This code works but is quite slow, since it carefully checks day by day if it is working or not. The first big insight is that every seven days we can account for *exactly* five workdays. In the limit, the ratio of workdays to weekdays approaches exactly 5/7; however, for small (that is, finite) shifts this ratio is imprecise. But with a little care we can skip ahead whole weeks:

while !d != 0 do s := !s + i; if is_wday (dt_add tm !s) then d := !d - i; while is_wday (dt_add tm !s) && i * !d >= 5 do s := !s + i; if is_wday (dt_add tm !s) then d := !d - i done; done;

I kept the body of the original loop, and added another loop that, whenever there is a *workday* week or more left to count starting from a workday, counts whole weeks. This seems like a step backwards. It is a stepping-stone, a small rewrite that allows assuming in the inner loop that workdays are counted by fives and weekdays by seven:

while !d != 0 do s := !s + i; if is_wday (dt_add tm !s) then d := !d - i; while is_wday (dt_add tm !s) && i * !d >= 5 do s := !s + 7 * i; d := !d - 5 * i done done;

This is actually faster, and the inner loop is evidently a division in disguise: `d` is decremented, say `q` times by 5`q` until the result is less than 5; `s` is the shift correspondingly incremented by 7`q`.

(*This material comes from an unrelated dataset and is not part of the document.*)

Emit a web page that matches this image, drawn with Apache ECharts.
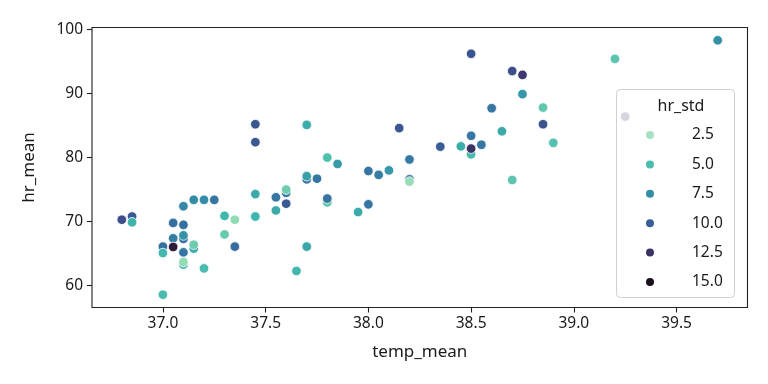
<!DOCTYPE html>
<html><head><meta charset="utf-8">
<script src="https://cdn.jsdelivr.net/npm/echarts@6/dist/echarts.min.js"></script>
<style>html,body{margin:0;padding:0;background:#fff}#c{width:768px;height:384px}</style>
</head><body><div id="c"></div>
<script>
const tempMean = [37.10,37.10,37.15,37.60,37.70,37.80,38.20,38.50,
36.80,36.85,36.85,37.00,37.00,37.00,37.05,37.05,37.05,37.10,37.10,37.10,37.10,37.10,
37.15,37.15,37.20,37.20,37.25,37.30,37.30,37.35,37.35,37.45,37.45,37.45,37.45,
37.55,37.55,37.60,37.60,37.65,37.70,37.70,37.70,37.75,37.80,37.80,37.85,37.95,
38.00,38.00,38.05,38.10,38.15,38.20,38.20,38.35,38.45,38.50,38.50,38.50,38.55,
38.60,38.65,38.70,38.70,38.75,38.75,38.85,38.85,38.90,39.20,39.25,39.70];
const hrMean = [67.3,63.3,65.8,74.5,76.6,73.0,76.6,80.5,
70.3,70.8,69.9,66.1,65.1,58.6,69.8,67.4,66.05,72.4,69.5,67.85,65.2,63.7,
73.4,66.4,73.4,62.7,73.4,70.9,68.0,70.3,66.1,85.2,82.4,74.3,70.8,
73.8,71.75,75.0,72.8,62.3,85.1,77.1,66.1,76.7,80.0,73.6,79.0,71.5,
77.9,72.7,77.3,78.0,84.6,79.7,76.25,81.7,81.75,96.2,83.4,81.4,82.0,
87.7,84.1,93.5,76.5,92.9,89.9,87.8,85.2,82.3,95.4,86.4,98.3];
const hrStd = [8.8,5.5,6.0,8.5,8.8,4.3,9.0,5.0,
10.8,10.2,5.5,9.0,5.2,5.0,9.0,8.3,14.0,7.8,9.0,7.2,8.8,3.0,
7.6,4.0,7.6,5.0,8.7,5.3,4.2,3.0,9.2,10.3,10.3,6.0,5.4,
8.8,6.0,4.0,10.2,5.2,5.8,6.5,6.2,8.7,4.8,8.8,6.8,6.0,
8.8,8.8,8.3,7.0,10.3,8.5,2.8,10.0,5.8,10.5,8.7,12.5,8.7,
8.8,6.0,10.8,4.5,12.0,7.0,4.3,10.6,4.7,4.5,13.0,7.3];
const xTicks = [37.0,37.5,38.0,38.5,39.0,39.5];
const yTicks = [60,70,80,90,100];
const legendValues = [2.5,5.0,7.5,10.0,12.5,15.0];

// mako_r colormap
const makoR = ['#DEF5E5','#8BDAB2','#40B7AD','#348FA7','#37659E','#413D7B','#2E1E3B','#0B0405'];
const hueMin = 1.0, hueMax = 16.0;
function hex2rgb(h){return [parseInt(h.slice(1,3),16),parseInt(h.slice(3,5),16),parseInt(h.slice(5,7),16)];}
function hueColor(v){
  let t = (v - hueMin)/(hueMax - hueMin);
  t = Math.max(0, Math.min(1, t));
  const p = t*(makoR.length-1);
  const i = Math.min(Math.floor(p), makoR.length-2);
  const f = p - i;
  const a = hex2rgb(makoR[i]), b = hex2rgb(makoR[i+1]);
  const c = a.map((x,k)=>Math.round(x + (b[k]-x)*f));
  return 'rgb(' + c.join(',') + ')';
}

const pts = tempMean.map((x,i)=>[x, hrMean[i], hrStd[i]]);
const font = 'Noto Sans';
const txt = '#1a1a1a';

const series = [{
  type: 'scatter',
  name: 'data',
  data: pts,
  symbolSize: 9.6,
  z: 2,
  itemStyle: {
    color: p => hueColor(p.value[2]),
    borderColor: '#fff',
    borderWidth: 0.8,
    opacity: 1
  }
}];
legendValues.forEach(v => {
  series.push({type:'scatter', name: v.toFixed(1), data: [], itemStyle: {color: hueColor(v), borderColor:'#fff', borderWidth:0.8, opacity: 1}});
});

const chart = echarts.init(document.getElementById('c'), null, {renderer:'canvas'});
chart.setOption({
  animation: false,
  backgroundColor: '#fff',
  grid: {left: 92, right: 20.5, top: 27.5, bottom: 76.5, show: true, borderColor: '#222', borderWidth: 1.1, backgroundColor: 'transparent'},
  xAxis: {
    type: 'value', min: 36.655, max: 39.845,
    name: 'temp_mean', nameLocation: 'middle', nameGap: 36,
    nameTextStyle: {fontFamily: font, fontSize: 17, color: txt},
    axisLine: {show: false},
    splitLine: {show: false},
    axisTick: {show: true, length: 5, lineStyle: {color: '#222', width: 1.1}, customValues: xTicks},
    axisLabel: {fontFamily: font, fontSize: 15.5, color: txt, margin: 8, customValues: xTicks, formatter: v => v.toFixed(1)}
  },
  yAxis: {
    type: 'value', min: 56.6, max: 100.3,
    name: 'hr_mean', nameLocation: 'middle', nameGap: 54, nameRotate: 90,
    nameTextStyle: {fontFamily: font, fontSize: 17, color: txt},
    axisLine: {show: false},
    splitLine: {show: false},
    axisTick: {show: true, length: 5, lineStyle: {color: '#222', width: 1.1}, customValues: yTicks},
    axisLabel: {fontFamily: font, fontSize: 15.5, color: txt, margin: 9, customValues: yTicks, formatter: v => String(v)}
  },
  legend: {
    orient: 'vertical', left: 644, top: 127, z: 200,
    data: legendValues.map(v => v.toFixed(1)),
    icon: 'circle', itemWidth: 10, itemHeight: 10, itemGap: 13.4,
    selectedMode: false,
    itemStyle: {opacity: 1},
    textStyle: {fontFamily: font, fontSize: 15.5, color: txt, lineHeight: 16, padding: [0,0,0,32]},
    padding: 0
  },
  title: {
    text: 'hr_std', left: 676, top: 93, textAlign: 'center', z: 200,
    textStyle: {fontFamily: font, fontSize: 16, fontWeight: 'normal', color: txt}
  },
  graphic: [{
    type: 'rect', z: 100,
    shape: {x: 616.5, y: 89.5, width: 118, height: 208, r: 4},
    style: {fill: 'rgba(255,255,255,0.8)', stroke: '#d0d0d0', lineWidth: 1}
  }],
  series: series
});
</script></body></html>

Note:This speedup is bought at a cost, however: the code would have stepped over non-working holidays if`is_wday`

accounted for them; now, by leaping up by fives and seven, it decidedly assumes that every working week is five days long without exception. All is not lost, though; it is possible to tweak it to account for non-working holidays later.

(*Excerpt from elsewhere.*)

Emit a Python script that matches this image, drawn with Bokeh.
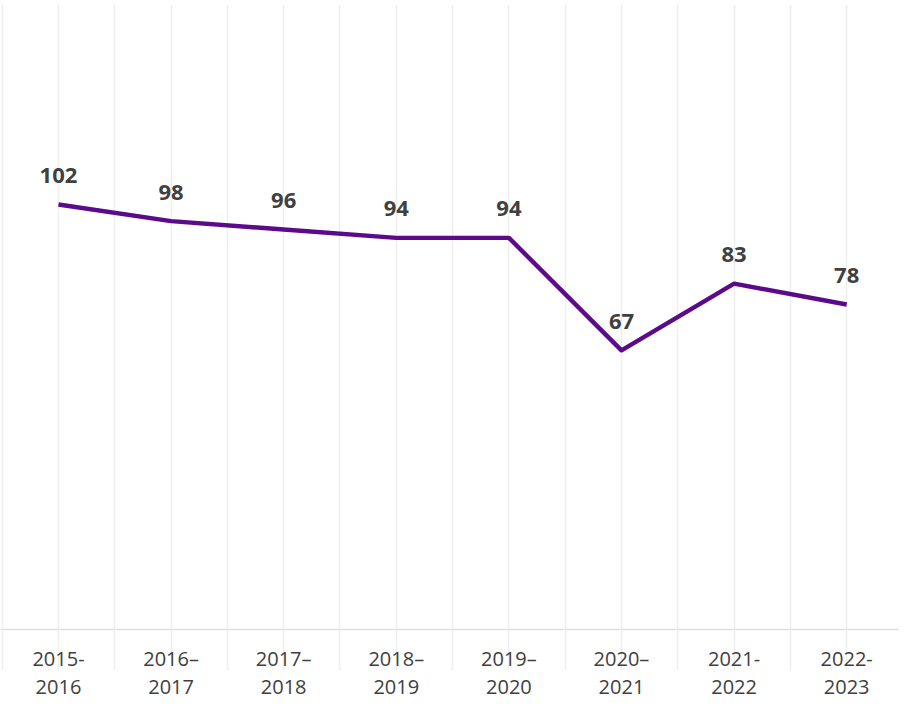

Now the greatest `q` such that `d` - 5`q` < 5 is precisely, `q` = ⌊`d`/5⌋:

while !d != 0 do s := !s + i; if is_wday (dt_add tm !s) then d := !d - i; if is_wday (dt_add tm !s) && i * !d >= 5 then begin let q = i * !d / 5 in s := !s + 7 * i * q; d := !d - 5 * i * q end done;

The inner loop is gone, but the loop guard must be kept to ensure that the skipping ahead by whole weeks is actually possible and valid. Note that the division involves `i`×`d` where `i` is `d`'s sign; in other words the absolute value |`d`|. This is necessary to ensure that the division rounds to zero and the quotient is positive. Otherwise, negative (that is, towards past dates) deltas would overshoot the last week, leaving `d` negative and decreasing, and the loop would never end. Had the integer division built-in round-to-zero semantics all this would be, however, unnecessary. Fortunately, this is the case in virtually all modern computer architectures and languages, and the code simplifies a little bit more:

while !d != 0 do s := !s + i; if is_wday (dt_add tm !s) then d := !d - i; if is_wday (dt_add tm !s) && i * !d >= 5 then begin let q = !d / 5 in s := !s + 7 * q; d := !d - 5 * q end done;

I could stop here. It might not be evident, but this loop will never execute more than seven times, since the remainder after the weekly jump does not exceed five, and the worst case for that is hitting a weekend either before or after it. There is, however, place for further simplification, and that comes from the fact that the loop condition and the inner guard overlap in a non-quite-obvious way. The standard technique to simplify the conditions is to repeat the loop, maintaining the guards:

while !d != 0 && not (is_wday (dt_add tm !s)) do s := !s + i; if is_wday (dt_add tm !s) then d := !d - i done; if i * !d >= 5 && is_wday (dt_add tm !s) then begin let q = !d / 5 in s := !s + 7 * q; d := !d - 5 * q end; while !d != 0 do s := !s + i; if is_wday (dt_add tm !s) then d := !d - i done;

The first copy of the loop prepares for the jump by skipping over a possible weekend. Then comes the jump and finally the last copy of the loop tidies up the remaining days to account for. Now, it is obvious that the first loop finishes by having shifted to a weekday, hence the second conjunct of the conditional is superfluous. Also, if |`d`| < 5, `q` = 0 (with the usual, round-to-zero semantics mentioned above), and the code can avoid a conditional at the price of two multiplications by zero.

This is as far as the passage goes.